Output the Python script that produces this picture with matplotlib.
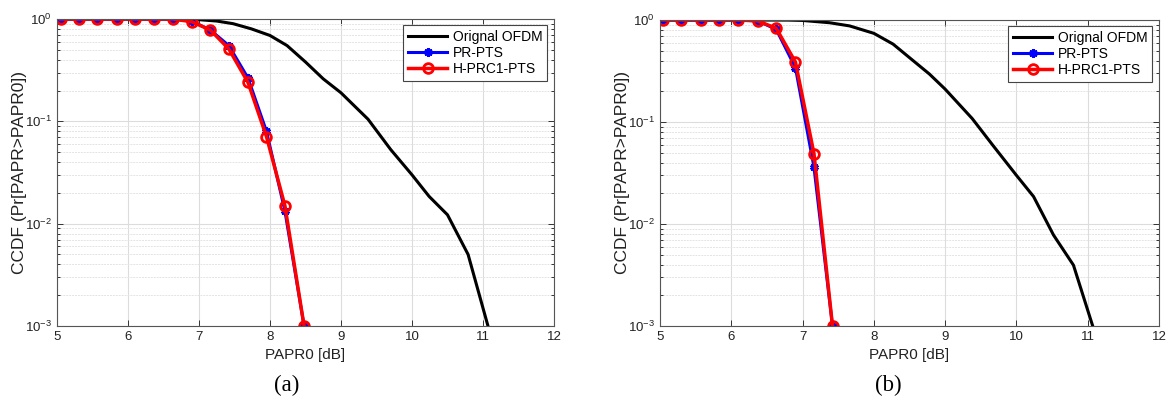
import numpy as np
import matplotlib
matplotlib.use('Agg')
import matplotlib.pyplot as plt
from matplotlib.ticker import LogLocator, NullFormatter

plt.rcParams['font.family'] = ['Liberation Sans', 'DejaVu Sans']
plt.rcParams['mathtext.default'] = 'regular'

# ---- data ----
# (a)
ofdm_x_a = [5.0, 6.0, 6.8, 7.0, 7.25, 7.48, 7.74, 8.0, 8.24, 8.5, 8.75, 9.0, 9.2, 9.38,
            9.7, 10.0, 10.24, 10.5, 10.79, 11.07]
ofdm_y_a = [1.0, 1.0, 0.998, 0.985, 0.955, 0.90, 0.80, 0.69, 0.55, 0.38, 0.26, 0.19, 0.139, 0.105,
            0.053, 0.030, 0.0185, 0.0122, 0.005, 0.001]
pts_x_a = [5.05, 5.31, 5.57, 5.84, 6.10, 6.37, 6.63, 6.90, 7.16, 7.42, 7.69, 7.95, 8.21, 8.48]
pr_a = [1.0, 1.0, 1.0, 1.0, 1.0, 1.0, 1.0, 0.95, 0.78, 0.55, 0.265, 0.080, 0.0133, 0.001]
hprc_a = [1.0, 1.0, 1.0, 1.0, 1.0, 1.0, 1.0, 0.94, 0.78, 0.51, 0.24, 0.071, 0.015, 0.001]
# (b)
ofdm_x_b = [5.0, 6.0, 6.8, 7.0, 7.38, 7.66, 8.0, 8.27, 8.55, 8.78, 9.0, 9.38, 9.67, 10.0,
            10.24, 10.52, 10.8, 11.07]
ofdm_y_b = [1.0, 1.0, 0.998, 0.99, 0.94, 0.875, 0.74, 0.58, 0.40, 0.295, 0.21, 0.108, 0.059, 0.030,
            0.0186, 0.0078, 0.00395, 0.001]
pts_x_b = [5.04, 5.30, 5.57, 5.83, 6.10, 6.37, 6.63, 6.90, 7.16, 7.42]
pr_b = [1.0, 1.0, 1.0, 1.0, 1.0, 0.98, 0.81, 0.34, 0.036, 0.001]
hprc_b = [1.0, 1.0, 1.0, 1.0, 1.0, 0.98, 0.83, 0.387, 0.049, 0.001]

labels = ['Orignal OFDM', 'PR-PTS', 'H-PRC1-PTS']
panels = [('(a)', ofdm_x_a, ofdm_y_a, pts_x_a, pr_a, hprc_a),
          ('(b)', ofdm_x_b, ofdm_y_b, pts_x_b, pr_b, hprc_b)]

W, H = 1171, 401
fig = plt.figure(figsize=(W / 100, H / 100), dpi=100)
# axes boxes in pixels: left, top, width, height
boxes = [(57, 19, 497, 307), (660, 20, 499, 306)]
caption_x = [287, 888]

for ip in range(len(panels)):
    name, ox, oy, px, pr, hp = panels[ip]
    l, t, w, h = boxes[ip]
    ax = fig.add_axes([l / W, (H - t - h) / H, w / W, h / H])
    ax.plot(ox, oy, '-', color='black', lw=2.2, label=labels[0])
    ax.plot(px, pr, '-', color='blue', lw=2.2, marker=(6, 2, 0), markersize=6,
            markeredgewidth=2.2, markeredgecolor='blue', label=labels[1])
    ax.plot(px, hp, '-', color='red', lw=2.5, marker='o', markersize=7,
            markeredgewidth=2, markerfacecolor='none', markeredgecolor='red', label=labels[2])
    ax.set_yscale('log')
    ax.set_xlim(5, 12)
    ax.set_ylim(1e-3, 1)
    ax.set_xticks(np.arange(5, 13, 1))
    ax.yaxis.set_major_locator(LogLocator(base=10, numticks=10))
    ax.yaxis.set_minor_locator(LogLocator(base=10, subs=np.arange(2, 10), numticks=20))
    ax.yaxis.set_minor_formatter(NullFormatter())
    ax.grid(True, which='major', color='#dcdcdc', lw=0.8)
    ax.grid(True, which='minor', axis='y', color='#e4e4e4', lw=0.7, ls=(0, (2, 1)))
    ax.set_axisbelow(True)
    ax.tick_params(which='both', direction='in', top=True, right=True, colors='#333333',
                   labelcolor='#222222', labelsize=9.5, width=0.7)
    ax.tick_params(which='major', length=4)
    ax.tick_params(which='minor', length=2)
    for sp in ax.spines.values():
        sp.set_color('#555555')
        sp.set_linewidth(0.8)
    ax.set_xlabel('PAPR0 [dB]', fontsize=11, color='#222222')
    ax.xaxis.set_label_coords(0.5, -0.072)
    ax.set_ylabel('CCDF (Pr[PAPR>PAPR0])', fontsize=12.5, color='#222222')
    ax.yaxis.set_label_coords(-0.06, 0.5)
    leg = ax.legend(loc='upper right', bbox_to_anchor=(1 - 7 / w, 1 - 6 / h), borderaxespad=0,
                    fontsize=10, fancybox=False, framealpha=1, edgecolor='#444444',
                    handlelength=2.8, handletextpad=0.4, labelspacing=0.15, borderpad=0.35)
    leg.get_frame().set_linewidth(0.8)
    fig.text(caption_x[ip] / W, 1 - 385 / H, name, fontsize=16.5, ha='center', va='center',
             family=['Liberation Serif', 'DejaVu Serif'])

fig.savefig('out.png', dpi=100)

- [Work instructions]
Transcribe exactly, with no pictures, the lines running from the first line of the material through the line holding "plt.rcParams['mathtext.default'] = 'regular'".

- [Reply]
Output the Python script that produces this picture with matplotlib.
import numpy as np
import matplotlib
matplotlib.use('Agg')
import matplotlib.pyplot as plt
from matplotlib.ticker import LogLocator, NullFormatter

plt.rcParams['font.family'] = ['Liberation Sans', 'DejaVu Sans']
plt.rcParams['mathtext.default'] = 'regular'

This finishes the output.